Plotting code records:
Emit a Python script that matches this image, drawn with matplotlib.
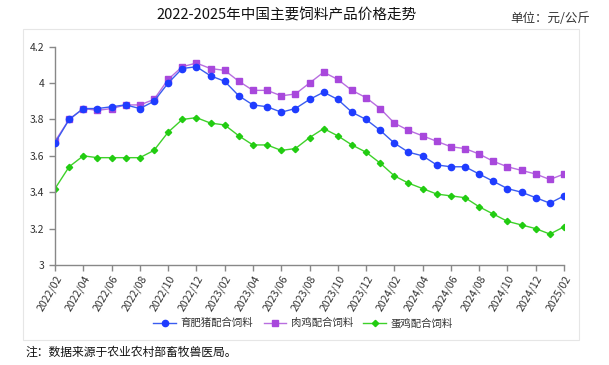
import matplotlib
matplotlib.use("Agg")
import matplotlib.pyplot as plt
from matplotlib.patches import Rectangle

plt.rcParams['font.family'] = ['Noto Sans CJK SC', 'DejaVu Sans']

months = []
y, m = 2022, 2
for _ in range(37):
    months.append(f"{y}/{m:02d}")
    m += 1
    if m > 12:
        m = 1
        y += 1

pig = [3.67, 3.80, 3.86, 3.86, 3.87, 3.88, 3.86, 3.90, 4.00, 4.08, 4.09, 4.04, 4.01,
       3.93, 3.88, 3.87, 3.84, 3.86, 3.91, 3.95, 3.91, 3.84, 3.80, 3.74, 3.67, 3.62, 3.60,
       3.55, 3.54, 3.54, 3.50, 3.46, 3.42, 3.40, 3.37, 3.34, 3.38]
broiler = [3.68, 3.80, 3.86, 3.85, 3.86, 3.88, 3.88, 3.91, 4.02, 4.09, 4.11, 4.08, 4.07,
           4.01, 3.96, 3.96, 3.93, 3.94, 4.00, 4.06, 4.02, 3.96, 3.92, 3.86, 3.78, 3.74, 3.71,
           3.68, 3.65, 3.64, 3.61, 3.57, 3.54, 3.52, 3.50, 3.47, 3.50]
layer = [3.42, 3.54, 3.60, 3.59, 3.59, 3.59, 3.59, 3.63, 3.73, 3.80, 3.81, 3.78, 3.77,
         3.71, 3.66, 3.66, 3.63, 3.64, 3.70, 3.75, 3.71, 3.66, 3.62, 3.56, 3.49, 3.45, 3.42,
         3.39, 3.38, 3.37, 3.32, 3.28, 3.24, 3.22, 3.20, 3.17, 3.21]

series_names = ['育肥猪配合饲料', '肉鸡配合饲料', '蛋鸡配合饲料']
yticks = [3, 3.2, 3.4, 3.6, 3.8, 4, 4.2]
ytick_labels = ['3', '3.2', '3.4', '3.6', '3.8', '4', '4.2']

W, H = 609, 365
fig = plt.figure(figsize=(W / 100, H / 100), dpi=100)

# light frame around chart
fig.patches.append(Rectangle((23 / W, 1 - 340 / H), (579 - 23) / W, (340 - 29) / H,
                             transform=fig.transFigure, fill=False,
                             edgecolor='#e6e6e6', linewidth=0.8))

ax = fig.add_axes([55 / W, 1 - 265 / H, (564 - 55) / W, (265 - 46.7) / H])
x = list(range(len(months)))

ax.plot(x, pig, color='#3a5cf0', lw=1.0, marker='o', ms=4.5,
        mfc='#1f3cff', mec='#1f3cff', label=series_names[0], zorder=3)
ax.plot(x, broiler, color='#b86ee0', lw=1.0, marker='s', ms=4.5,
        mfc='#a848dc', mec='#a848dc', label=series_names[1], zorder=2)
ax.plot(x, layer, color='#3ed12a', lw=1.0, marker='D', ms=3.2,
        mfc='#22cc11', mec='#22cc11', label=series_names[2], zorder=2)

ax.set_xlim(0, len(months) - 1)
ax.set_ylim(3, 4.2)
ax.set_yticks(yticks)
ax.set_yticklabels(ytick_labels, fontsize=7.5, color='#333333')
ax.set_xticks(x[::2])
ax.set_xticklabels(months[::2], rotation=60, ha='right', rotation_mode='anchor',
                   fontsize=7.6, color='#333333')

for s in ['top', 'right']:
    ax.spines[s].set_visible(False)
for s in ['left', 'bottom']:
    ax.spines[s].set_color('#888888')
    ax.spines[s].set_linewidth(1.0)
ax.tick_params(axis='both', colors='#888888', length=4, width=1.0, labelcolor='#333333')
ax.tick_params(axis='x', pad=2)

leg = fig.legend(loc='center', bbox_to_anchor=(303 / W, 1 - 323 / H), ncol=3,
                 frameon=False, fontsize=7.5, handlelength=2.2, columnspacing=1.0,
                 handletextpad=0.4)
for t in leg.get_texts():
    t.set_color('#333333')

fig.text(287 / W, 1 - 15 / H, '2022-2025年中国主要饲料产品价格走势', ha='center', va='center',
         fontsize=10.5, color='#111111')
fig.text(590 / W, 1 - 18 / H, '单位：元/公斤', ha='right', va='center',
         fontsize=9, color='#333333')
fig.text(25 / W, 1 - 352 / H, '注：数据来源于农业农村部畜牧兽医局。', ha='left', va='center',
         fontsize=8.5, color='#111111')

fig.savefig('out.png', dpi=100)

---

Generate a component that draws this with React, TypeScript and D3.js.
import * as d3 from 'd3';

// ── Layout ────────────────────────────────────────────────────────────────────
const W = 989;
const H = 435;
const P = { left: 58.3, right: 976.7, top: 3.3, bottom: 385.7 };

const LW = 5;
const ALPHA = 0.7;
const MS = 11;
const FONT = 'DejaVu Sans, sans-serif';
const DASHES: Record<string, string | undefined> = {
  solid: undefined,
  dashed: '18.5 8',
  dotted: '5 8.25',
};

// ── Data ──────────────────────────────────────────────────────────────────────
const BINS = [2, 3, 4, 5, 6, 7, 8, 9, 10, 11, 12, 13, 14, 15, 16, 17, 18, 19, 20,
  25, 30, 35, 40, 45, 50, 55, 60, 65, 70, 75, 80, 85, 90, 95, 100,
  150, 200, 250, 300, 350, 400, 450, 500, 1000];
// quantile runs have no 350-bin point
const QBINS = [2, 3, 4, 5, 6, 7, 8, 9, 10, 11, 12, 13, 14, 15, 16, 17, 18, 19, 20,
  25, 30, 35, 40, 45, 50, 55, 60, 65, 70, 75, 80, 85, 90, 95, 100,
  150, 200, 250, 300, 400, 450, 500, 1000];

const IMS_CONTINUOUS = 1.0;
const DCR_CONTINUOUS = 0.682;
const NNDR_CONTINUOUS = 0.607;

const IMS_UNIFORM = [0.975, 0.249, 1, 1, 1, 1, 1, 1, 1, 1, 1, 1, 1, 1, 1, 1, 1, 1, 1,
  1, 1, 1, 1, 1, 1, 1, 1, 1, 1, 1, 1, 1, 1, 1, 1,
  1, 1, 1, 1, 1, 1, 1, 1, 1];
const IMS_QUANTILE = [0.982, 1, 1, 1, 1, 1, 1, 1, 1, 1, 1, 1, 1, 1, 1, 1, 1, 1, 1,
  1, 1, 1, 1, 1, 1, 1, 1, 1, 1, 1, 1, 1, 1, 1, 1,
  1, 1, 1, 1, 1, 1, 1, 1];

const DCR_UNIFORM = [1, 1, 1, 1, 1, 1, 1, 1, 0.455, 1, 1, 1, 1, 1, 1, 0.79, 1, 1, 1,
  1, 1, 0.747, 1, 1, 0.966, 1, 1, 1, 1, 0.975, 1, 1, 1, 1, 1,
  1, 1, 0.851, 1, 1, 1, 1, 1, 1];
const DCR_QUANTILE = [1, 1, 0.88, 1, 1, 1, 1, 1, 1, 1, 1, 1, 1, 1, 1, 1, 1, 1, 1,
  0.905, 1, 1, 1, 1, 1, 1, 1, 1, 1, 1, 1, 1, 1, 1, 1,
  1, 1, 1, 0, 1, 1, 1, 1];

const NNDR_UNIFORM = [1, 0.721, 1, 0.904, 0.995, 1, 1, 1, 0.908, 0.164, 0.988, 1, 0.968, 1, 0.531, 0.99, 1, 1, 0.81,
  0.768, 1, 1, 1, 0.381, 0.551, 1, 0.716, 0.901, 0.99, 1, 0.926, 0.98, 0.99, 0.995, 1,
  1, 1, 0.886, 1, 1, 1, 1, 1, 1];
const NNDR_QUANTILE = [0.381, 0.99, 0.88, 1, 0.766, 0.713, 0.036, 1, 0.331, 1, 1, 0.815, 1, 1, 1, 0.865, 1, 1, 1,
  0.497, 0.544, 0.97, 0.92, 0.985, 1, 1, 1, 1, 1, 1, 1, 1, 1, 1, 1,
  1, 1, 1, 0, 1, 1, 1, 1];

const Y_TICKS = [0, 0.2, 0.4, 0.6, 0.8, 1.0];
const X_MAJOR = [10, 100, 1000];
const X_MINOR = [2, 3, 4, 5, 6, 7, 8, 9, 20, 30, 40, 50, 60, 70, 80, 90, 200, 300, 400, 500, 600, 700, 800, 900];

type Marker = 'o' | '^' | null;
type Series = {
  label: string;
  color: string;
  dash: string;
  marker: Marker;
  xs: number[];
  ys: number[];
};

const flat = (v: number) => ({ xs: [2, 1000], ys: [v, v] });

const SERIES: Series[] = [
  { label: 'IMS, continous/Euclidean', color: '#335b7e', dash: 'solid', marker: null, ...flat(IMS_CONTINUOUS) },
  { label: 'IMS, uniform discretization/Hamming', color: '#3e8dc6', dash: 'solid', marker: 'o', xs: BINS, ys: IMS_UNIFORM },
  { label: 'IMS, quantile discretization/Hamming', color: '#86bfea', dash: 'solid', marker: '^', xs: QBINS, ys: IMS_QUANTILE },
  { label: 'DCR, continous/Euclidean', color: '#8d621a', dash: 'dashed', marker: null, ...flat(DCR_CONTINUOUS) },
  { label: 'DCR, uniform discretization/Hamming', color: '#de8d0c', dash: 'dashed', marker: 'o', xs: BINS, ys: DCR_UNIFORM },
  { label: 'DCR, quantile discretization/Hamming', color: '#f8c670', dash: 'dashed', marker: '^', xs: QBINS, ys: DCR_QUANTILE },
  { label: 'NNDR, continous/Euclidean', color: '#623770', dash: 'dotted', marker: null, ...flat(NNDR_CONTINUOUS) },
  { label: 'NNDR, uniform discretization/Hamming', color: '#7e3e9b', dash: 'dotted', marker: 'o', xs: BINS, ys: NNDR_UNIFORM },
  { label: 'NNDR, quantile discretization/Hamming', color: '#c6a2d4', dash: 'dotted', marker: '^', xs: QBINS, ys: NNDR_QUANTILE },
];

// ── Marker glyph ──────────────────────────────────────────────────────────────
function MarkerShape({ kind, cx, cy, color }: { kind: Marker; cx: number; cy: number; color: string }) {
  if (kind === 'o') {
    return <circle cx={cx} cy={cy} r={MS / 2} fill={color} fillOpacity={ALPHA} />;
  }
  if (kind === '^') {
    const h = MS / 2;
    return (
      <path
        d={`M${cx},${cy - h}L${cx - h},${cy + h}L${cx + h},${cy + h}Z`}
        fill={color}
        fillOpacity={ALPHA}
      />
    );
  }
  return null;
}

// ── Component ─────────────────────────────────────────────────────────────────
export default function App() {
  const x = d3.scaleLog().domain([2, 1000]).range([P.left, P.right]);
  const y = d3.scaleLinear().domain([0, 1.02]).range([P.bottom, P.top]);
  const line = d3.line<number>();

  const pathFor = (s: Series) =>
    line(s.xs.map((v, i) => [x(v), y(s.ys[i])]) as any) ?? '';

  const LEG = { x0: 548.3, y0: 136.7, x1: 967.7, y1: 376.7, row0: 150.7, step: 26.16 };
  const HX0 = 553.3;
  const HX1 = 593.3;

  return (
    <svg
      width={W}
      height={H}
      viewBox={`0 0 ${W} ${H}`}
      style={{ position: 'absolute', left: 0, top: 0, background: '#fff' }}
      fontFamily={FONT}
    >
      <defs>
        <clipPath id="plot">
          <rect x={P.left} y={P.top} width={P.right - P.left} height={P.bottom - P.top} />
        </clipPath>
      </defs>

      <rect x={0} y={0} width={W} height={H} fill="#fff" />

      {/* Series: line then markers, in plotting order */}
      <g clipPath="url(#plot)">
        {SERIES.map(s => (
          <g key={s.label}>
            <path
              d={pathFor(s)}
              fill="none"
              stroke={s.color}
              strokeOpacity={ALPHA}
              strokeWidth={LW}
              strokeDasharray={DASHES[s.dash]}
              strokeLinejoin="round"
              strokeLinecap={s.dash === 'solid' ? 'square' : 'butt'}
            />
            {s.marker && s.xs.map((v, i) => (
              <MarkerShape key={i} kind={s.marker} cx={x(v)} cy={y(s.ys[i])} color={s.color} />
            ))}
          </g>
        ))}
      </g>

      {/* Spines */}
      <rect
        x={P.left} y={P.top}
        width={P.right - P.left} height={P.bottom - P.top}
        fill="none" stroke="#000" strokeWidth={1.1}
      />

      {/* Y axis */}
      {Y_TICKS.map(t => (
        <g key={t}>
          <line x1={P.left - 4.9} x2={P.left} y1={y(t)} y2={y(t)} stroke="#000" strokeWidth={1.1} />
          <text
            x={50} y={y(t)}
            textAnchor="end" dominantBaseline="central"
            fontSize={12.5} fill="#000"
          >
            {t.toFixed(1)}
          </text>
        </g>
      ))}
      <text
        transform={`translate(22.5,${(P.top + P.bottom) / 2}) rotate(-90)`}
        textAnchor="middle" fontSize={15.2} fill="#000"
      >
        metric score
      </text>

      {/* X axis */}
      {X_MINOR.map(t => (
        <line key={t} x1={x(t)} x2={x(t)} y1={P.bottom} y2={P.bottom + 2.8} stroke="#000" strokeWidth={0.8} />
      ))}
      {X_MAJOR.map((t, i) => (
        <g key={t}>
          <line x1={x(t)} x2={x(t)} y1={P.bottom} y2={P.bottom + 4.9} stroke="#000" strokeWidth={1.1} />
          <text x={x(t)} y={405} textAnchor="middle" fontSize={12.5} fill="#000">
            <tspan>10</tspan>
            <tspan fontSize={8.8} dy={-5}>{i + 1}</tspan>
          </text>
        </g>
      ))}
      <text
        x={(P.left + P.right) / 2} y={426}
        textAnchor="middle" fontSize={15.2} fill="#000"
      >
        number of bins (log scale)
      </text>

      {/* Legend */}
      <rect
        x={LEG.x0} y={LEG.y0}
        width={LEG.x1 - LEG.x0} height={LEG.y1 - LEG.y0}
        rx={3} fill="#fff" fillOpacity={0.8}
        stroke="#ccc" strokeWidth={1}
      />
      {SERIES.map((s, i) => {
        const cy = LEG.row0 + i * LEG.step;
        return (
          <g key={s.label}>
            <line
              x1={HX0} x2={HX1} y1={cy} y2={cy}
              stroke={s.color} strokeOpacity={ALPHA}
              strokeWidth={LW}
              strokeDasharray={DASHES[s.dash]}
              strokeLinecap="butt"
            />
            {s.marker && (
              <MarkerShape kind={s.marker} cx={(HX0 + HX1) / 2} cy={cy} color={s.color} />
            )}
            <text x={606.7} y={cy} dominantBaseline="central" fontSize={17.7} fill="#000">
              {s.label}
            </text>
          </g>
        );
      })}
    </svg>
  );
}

*Problem description:* Using the records above, list each line that includes "with".

*Solution for this exercise:*
Emit a Python script that matches this image, drawn with matplotlib.
Generate a component that draws this with React, TypeScript and D3.js.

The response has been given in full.